Это беседа Джаспера с Эдвином о «семейных скелетах в шкафу», это былая любовь Грюджиуса к матери Розы и смерть самой матери Розы, уже ставшей миссис Бад, это знакомство Криспаркла с Тартаром, это печальная судьба близнецов Ландлесс, это, наконец, «призрак крика» в прошлый Сочельник (самое близкое по времени прошлое). А уж если учесть вариант названия «Тайна семейства Друдов», то «власть былого» станет несомненно существенной для всего произведения в целом. Но не обязательно — для раскрытия тайны исчезнувшего Эдвина. Скажем так, приведенные выше моменты не должны непременно относиться к исчезновению, но все они расширяют временные рамки событийности.

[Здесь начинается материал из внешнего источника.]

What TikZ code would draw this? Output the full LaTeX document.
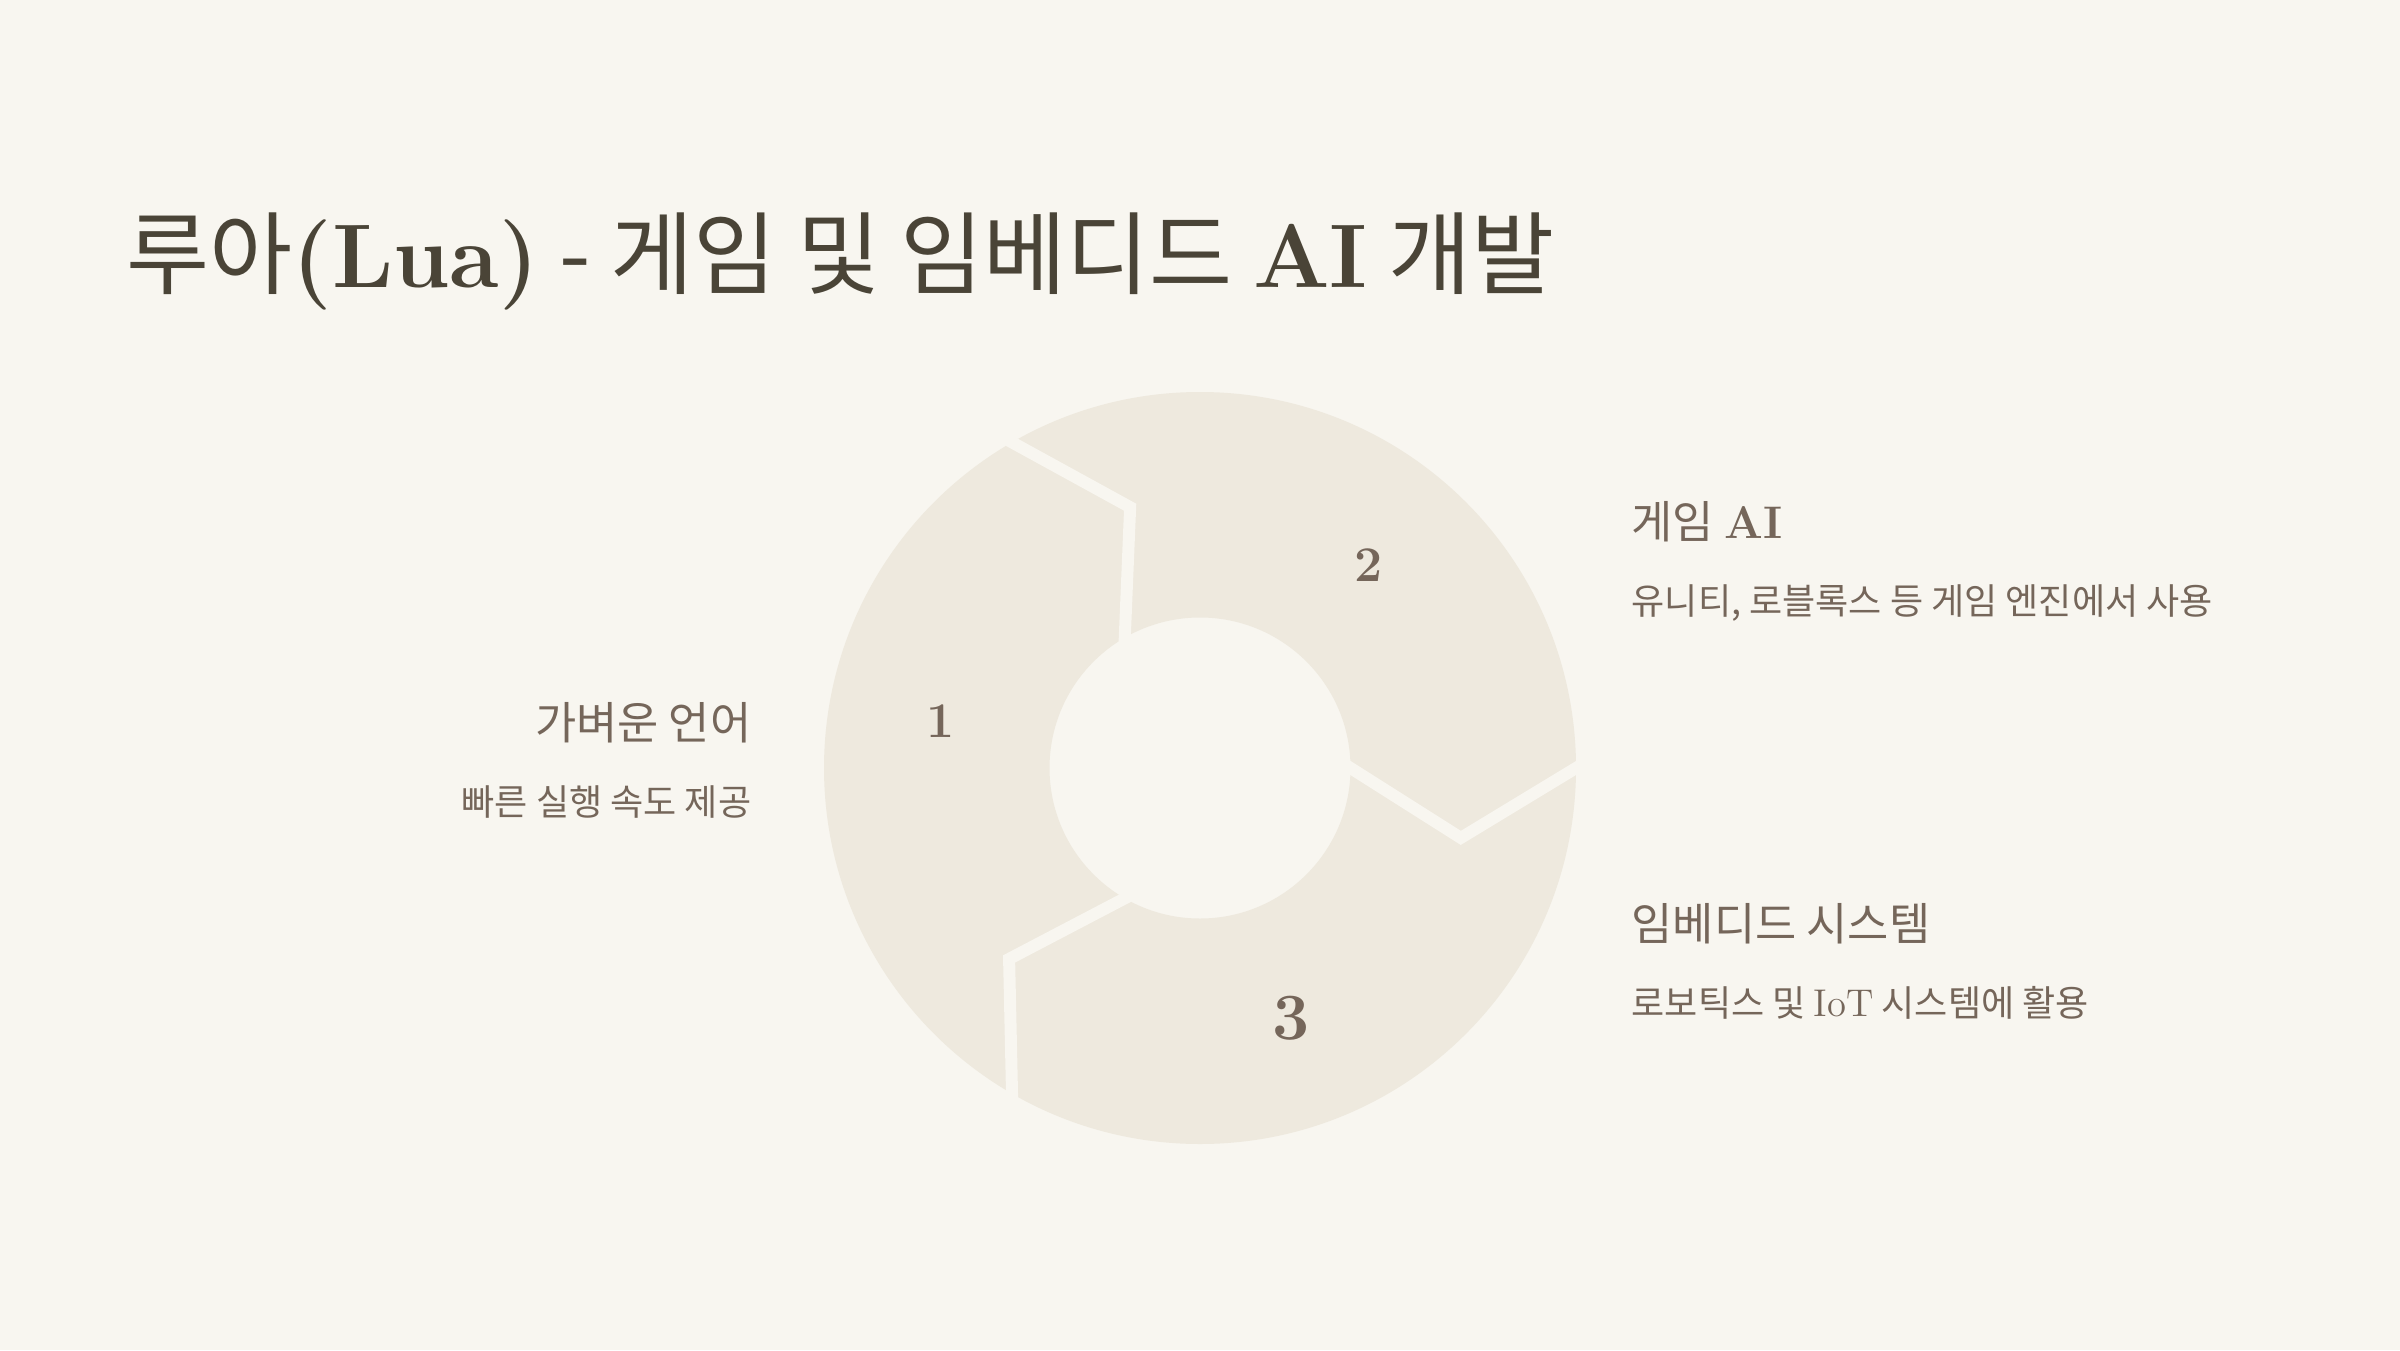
\documentclass[tikz,border=0pt]{standalone}
\usepackage{fontspec}
\newfontfamily\kr{Noto Sans CJK KR}
\usetikzlibrary{calc}
\definecolor{bgc}{HTML}{F8F6F0}
\definecolor{ringc}{HTML}{EEE9DE}
\definecolor{titlec}{HTML}{4A4437}
\definecolor{textc}{HTML}{75665A}
\tikzset{
  titletext/.style={font=\fontsize{25.7}{30}\selectfont, text=titlec, inner sep=0},
  headtext/.style={font=\fontsize{12.75}{15}\selectfont, text=textc, inner sep=0},
  subtext/.style={font=\fontsize{10.26}{12}\selectfont, text=textc, inner sep=0},
  numtext/.style={text=textc, inner sep=0},
  gapline/.style={draw=bgc, line width=0.12cm, line join=miter},
}
\begin{document}
\begin{tikzpicture}
\fill[bgc] (0,0) rectangle (24,13.5);
\useasboundingbox (0,0) rectangle (24,13.5);
% title
\node[titletext, anchor=base west] (title) at (1.26,10.627)
  {{\kr 루아}\textbf{(Lua)}{\kr\ -\ 게임 및 임베디드\ }\textbf{AI}{\kr\ 개발}};
% donut
\coordinate (c) at (12,5.82);
\fill[ringc, even odd rule] (c) circle (3.76) (c) circle (1.505);
% boundary 1-2
\coordinate (oA) at ($(c)+(120:3.76)$);
\coordinate (nA) at ($(c)+(105:2.70)$);
\coordinate (iA) at ($(c)+(120:1.505)$);
\draw[gapline] ($(nA)!1.15!(oA)$) -- (nA) -- ($(nA)!1.25!(iA)$);
% boundary 2-3
\coordinate (oB) at ($(c)+(0:3.76)$);
\coordinate (nB) at ($(c)+(-15:2.70)$);
\coordinate (iB) at ($(c)+(0:1.505)$);
\draw[gapline] ($(nB)!1.15!(oB)$) -- (nB) -- ($(nB)!1.25!(iB)$);
% boundary 3-1
\coordinate (oC) at ($(c)+(240:3.76)$);
\coordinate (nC) at ($(c)+(225:2.70)$);
\coordinate (iC) at ($(c)+(240:1.505)$);
\draw[gapline] ($(nC)!1.15!(oC)$) -- (nC) -- ($(nC)!1.25!(iC)$);
% numbers
\node[numtext, font=\fontsize{14.2}{16}\selectfont\bfseries] (num1) at (9.408,6.29) {1};
\node[numtext, font=\fontsize{14.2}{16}\selectfont\bfseries] (num2) at (13.69,7.85) {2};
\node[numtext, font=\fontsize{18.8}{21}\selectfont\bfseries] (num3) at (12.91,3.32) {3};
% left labels
\node[headtext, anchor=base east] (h1) at (7.52,6.11) {\kr 가벼운 언어};
\node[subtext, anchor=base east] (s1) at (7.52,5.35) {\kr 빠른 실행 속도 제공};
% right labels
\node[headtext, anchor=base west] (h2) at (16.31,8.117) {{\kr 게임 }{\fontsize{13}{15}\selectfont\bfseries AI}};
\node[subtext, anchor=base west] (s2) at (16.31,7.36) {\kr 유니티, 로블록스 등 게임 엔진에서 사용};
\node[headtext, anchor=base west] (h3) at (16.31,4.10) {\kr 임베디드 시스템};
\node[subtext, anchor=base west] (s3) at (16.31,3.34) {{\kr 로보틱스 및 }{\fontsize{11}{12}\selectfont IoT}{\kr\ 시스템에 활용}};
\end{tikzpicture}
\end{document}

Здесь мы обнаружим один существенный пробел литературоведческой методологии — отсутствие стройной и последовательной теории интерпретации времени в художественном тексте. Но это даже не в укор литературоведам, материя и впрямь сложная. При этом мы можем опытным путем установить особенности времени в творчестве конкретного автора, в данном случае — Диккенса. Если пространство у него может быть нейтрально-базовым, то время всегда наполнено нравственным и эмоциональным смыслом, преимущественно — дидактическим. Былое знакомство Криспаркла и Тартара может совершенно никак не влиять на основную интригу, но оно характеризует Тартара. Любовь Грюджиуса к матери Розы может также не влиять на интригу напрямую, но она, как минимум, делает самого героя эмоционально глубже и тоньше, чем будь он просто «угловатый чудак»; она может объяснять некоторые мотивы его поступков в настоящем.

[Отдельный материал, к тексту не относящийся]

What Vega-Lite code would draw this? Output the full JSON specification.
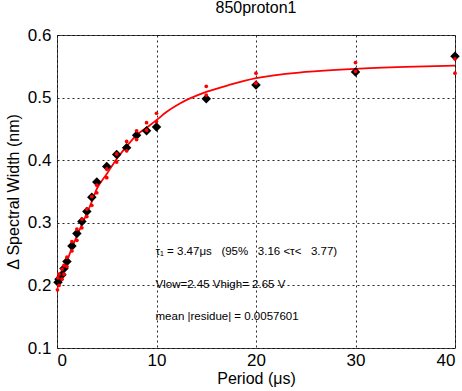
{
  "$schema": "https://vega.github.io/schema/vega-lite/v6.json",
  "autosize": {"type": "none"},
  "padding": {"left": 57, "top": 35, "right": 7, "bottom": 43},
  "width": 398,
  "height": 313,
  "background": "white",
  "title": {"text": "850proton1", "fontSize": 16, "font": "Liberation Sans", "fontWeight": "normal", "color": "black", "offset": 10, "anchor": "middle"},
  "config": {
    "view": {"stroke": "#444", "strokeWidth": 1},
    "axis": {
      "labelFont": "Liberation Sans", "labelFontSize": 17, "labelColor": "black",
      "titleFont": "Liberation Sans", "titleFontSize": 16, "titleFontWeight": "normal", "titleColor": "black",
      "grid": true, "gridColor": "black", "gridDash": [2, 3], "gridOpacity": 0.85,
      "domain": false, "ticks": false
    }
  },
  "datasets": {
    "fit": [
      {"t": 0, "v": 0.195}, {"t": 0.5, "v": 0.215}, {"t": 1, "v": 0.238}, {"t": 1.5, "v": 0.26},
      {"t": 2, "v": 0.279}, {"t": 2.5, "v": 0.297}, {"t": 3, "v": 0.315}, {"t": 3.5, "v": 0.334},
      {"t": 4, "v": 0.354}, {"t": 5, "v": 0.378}, {"t": 6, "v": 0.402}, {"t": 7, "v": 0.422},
      {"t": 8, "v": 0.44}, {"t": 9, "v": 0.452}, {"t": 10, "v": 0.464}, {"t": 11, "v": 0.477},
      {"t": 12.4, "v": 0.491}, {"t": 15, "v": 0.509}, {"t": 17.5, "v": 0.521}, {"t": 20, "v": 0.531},
      {"t": 25, "v": 0.541}, {"t": 30, "v": 0.546}, {"t": 35, "v": 0.549}, {"t": 40, "v": 0.551}
    ],
    "meas": [
      {"t": 0.1, "v": 0.205}, {"t": 0.2, "v": 0.21}, {"t": 0.5, "v": 0.217}, {"t": 0.7, "v": 0.227},
      {"t": 1, "v": 0.238}, {"t": 1.5, "v": 0.263}, {"t": 2, "v": 0.283}, {"t": 2.5, "v": 0.302},
      {"t": 3, "v": 0.318}, {"t": 3.5, "v": 0.341}, {"t": 4, "v": 0.365}, {"t": 5, "v": 0.39},
      {"t": 6, "v": 0.409}, {"t": 7, "v": 0.42}, {"t": 8, "v": 0.44}, {"t": 9, "v": 0.447},
      {"t": 10, "v": 0.453}, {"t": 15, "v": 0.498}, {"t": 20, "v": 0.52}, {"t": 30, "v": 0.541},
      {"t": 40, "v": 0.566}
    ],
    "bounds": [
      {"t": 0.05, "v": 0.193}, {"t": 0.1, "v": 0.212}, {"t": 0.2, "v": 0.2}, {"t": 0.2, "v": 0.218},
      {"t": 0.5, "v": 0.21}, {"t": 0.5, "v": 0.226}, {"t": 0.7, "v": 0.218}, {"t": 0.7, "v": 0.232},
      {"t": 1, "v": 0.23}, {"t": 1, "v": 0.245}, {"t": 1.5, "v": 0.255}, {"t": 1.5, "v": 0.27},
      {"t": 2, "v": 0.272}, {"t": 2, "v": 0.29}, {"t": 2.5, "v": 0.292}, {"t": 2.5, "v": 0.306},
      {"t": 3, "v": 0.31}, {"t": 3, "v": 0.322}, {"t": 3.5, "v": 0.328}, {"t": 3.5, "v": 0.342},
      {"t": 4, "v": 0.348}, {"t": 4, "v": 0.36}, {"t": 5, "v": 0.372}, {"t": 5, "v": 0.386},
      {"t": 6, "v": 0.397}, {"t": 6, "v": 0.41}, {"t": 7, "v": 0.415}, {"t": 7, "v": 0.43},
      {"t": 8, "v": 0.433}, {"t": 8, "v": 0.447}, {"t": 9, "v": 0.448}, {"t": 9, "v": 0.46},
      {"t": 10, "v": 0.462}, {"t": 10, "v": 0.475}, {"t": 15, "v": 0.504}, {"t": 15, "v": 0.518},
      {"t": 20, "v": 0.523}, {"t": 20, "v": 0.539}, {"t": 30, "v": 0.542}, {"t": 30, "v": 0.556},
      {"t": 40, "v": 0.539}, {"t": 40, "v": 0.562}
    ],
    "notes": [
      {"t": 9.9, "v": 0.253, "label": "τ₁ = 3.47μs \u00a0\u00a0(95%\u00a0\u00a0 3.16 <τ<\u00a0\u00a0 3.77)"},
      {"t": 9.9, "v": 0.2, "label": "Vlow=2.45 Vhigh= 2.65 V"},
      {"t": 9.9, "v": 0.15, "label": "mean |residue| = 0.0057601"}
    ]
  },
  "layer": [
    {
      "data": {"name": "fit"},
      "mark": {"type": "line", "color": "red", "strokeWidth": 1.8, "interpolate": "monotone", "clip": true},
      "encoding": {
        "x": {"field": "t", "type": "quantitative", "scale": {"domain": [0, 40], "nice": false},
          "axis": {"values": [0, 10, 20, 30, 40], "title": "Period (μs)", "labelPadding": 4, "titlePadding": 2}},
        "y": {"field": "v", "type": "quantitative", "scale": {"domain": [0.1, 0.6], "nice": false, "zero": false},
          "axis": {"values": [0.1, 0.2, 0.3, 0.4, 0.5, 0.6], "format": ".1f", "title": "Δ Spectral Width (nm)", "labelPadding": 6, "titlePadding": 6}}
      }
    },
    {
      "data": {"name": "meas"},
      "mark": {"type": "point", "shape": "diamond", "filled": true, "color": "black", "size": 90, "opacity": 1},
      "encoding": {
        "x": {"field": "t", "type": "quantitative"},
        "y": {"field": "v", "type": "quantitative"}
      }
    },
    {
      "data": {"name": "bounds"},
      "mark": {"type": "point", "shape": "circle", "filled": true, "color": "red", "size": 14, "opacity": 1},
      "encoding": {
        "x": {"field": "t", "type": "quantitative"},
        "y": {"field": "v", "type": "quantitative"}
      }
    },
    {
      "data": {"name": "notes"},
      "mark": {"type": "text", "align": "left", "baseline": "middle", "font": "Liberation Sans", "fontSize": 11.5, "color": "black"},
      "encoding": {
        "x": {"field": "t", "type": "quantitative"},
        "y": {"field": "v", "type": "quantitative"},
        "text": {"field": "label"}
      }
    }
  ]
}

Из всего этого следует, что Дэчери не обязан быть кем-то известным, чтобы быть интересным как личность, чтобы скрывать свою загадку и свои мотивы, чтобы его тайна и его мотивы могли в принципе волновать автора и читателя. Попробуем теперь в этом аспекте взглянуть на финал неоконченного произведения. Дэчери очевидно не знает Курилку лично, но если он знает об участии некой женщины в давней истории, то жирная длинная черта прочитывается примерно так: а вот и Дженни (Салли, Молли и т. п.), о которой мне так много говорили. Но совершенно точно, что не могла означать эта черта:

1) «Джаспер — опиумист»; с чего бы опиумистке плохо относиться к своему брату курильщику?

2) «Вот, кто мне расскажет о событиях Сочельника»; ибо в канун прошлого Сочельника она видела Эдвина, и Эдвин ей ничем не интересен, кроме поданной милостыни.

Высказывавшееся мнение, что Дэчери видит в Курилке возможного союзника против Джаспера, не исключается. Однако в таком случае он бы продолжил общение с ней. И вообще странно, что он не продолжает расспрашивать Курилку, что ему уже довольно увиденного и услышанного.

Это ставит под большое сомнение и такую версию: вот, кто мне расскажет, что натворили в прошлом эти (Джасперы, Джасперы и Друды, миссис Джаспер, мистер Джаспер и т. п.). Зато мы можем с немалой уверенностью утверждать: Дэчери не стремится к жестокой мести. Характеризующая его душевное состояние метафора уже по самому духу противоположна метафорам, характеризующим Курилку. Ему нужны покой и надежность. Уж не призван ли Дэчери защитить Джаспера от зловещей угрозы? И если покарать — то за дело, а не за чужие проступки. Этот момент стоит также взять на заметку.

После столь придирчивого анализа последней главы «ТЭД» становится понятно, насколько трудоемок и системно сложен процесс восстановления авторского замысла. При этом мы, вроде бы, ни на шаг не продвинулись к центральной интриге.

И все же, на мой взгляд, дело отнюдь не безнадежно. И стоит продвигаться к желанной цели с учетом обозначенных конструктивных факторов. Относящихся непосредственно к художественной организации текста. Тут я пока вижу два основных инструмента:

1. Искать в тексте приемы, дающие определенность и неопределенность, принципиально разграничивая их.

2. Искать в данном произведении и других произведениях Диккенса другие характерные особенности, непосредственно относящиеся к трем сферам: а) структурирование пространства и времени; б) обозначение важных моментов; в) авторское мировоззрение в его ценностном плане.

3. Выстраивать доказательные смысловые связи между этими элементами текста.

⯎ ⯎ ⯎

На этом позволю себе сделать передышку, чтобы через некоторое время сформулировать приходящие на ум соображения. Если же кому-то эти соображения помогут выстроить собственную версию, буду искренне рада.